The former secretary of state, former U.S. senator and wife of former President Bill Clinton said Sanders’ healthcare plan would undermine Obama’s signature Affordable Care Act at a time when Republican legislators were still trying to repeal and replace it.
“I have to say I’m not sure whether we’re talking about the plan you introduced tonight or the plan you introduced nine times over 20 years,” she told Sanders. “But the fact is we have the Affordable Care Act. … We have already seen 19 million Americans get insurance.”
Sanders said he wanted to build on the Obama law by making health insurance more affordable.
“Nobody is tearing this up,” he said, referring to the program popularly known as Obamacare. “We’re moving forward.”
The debate was held across the street from the Charleston church where a white gunman killed nine black worshippers in June, and Clinton made reference to the incident while accusing Sanders of being weak on gun control.
She welcomed his decision on Saturday night to back a bill in Congress rescinding portions of a law giving gunmakers immunity from lawsuits, but said his record showed a more lenient attitude toward the demands of the powerful National Rifle Association (NRA) gun lobby.
Sanders defended himself, saying he has a strong record on trying to prevent guns from getting into the wrong hands and standing up to the NRA.
Sanders supporters watching in Manchester, New Hampshire, said he seemed more engaged than in past debates. “I thought that Bernie was much more prepared,” Chris Haigh, 66, said.

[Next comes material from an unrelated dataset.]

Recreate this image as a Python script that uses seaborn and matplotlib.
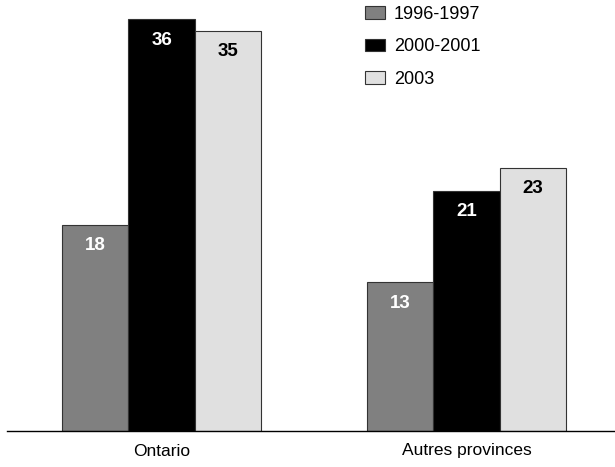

Sanders has pulled into a statistical tie with Clinton in recent polls in Iowa, whose caucuses are the first contest in the race to pick a nominee for the November election. He also leads Clinton in the next state to vote, Vermont neighbor New Hampshire, on Feb. 9, according to polls.
After those two states, the race moves to Nevada and South Carolina, which have more diverse voting populations and where polls show Clinton leading. On March 1, or “Super Tuesday”, voters in 11 states, many of them in the South where Clinton has big poll leads, will cast primary ballots.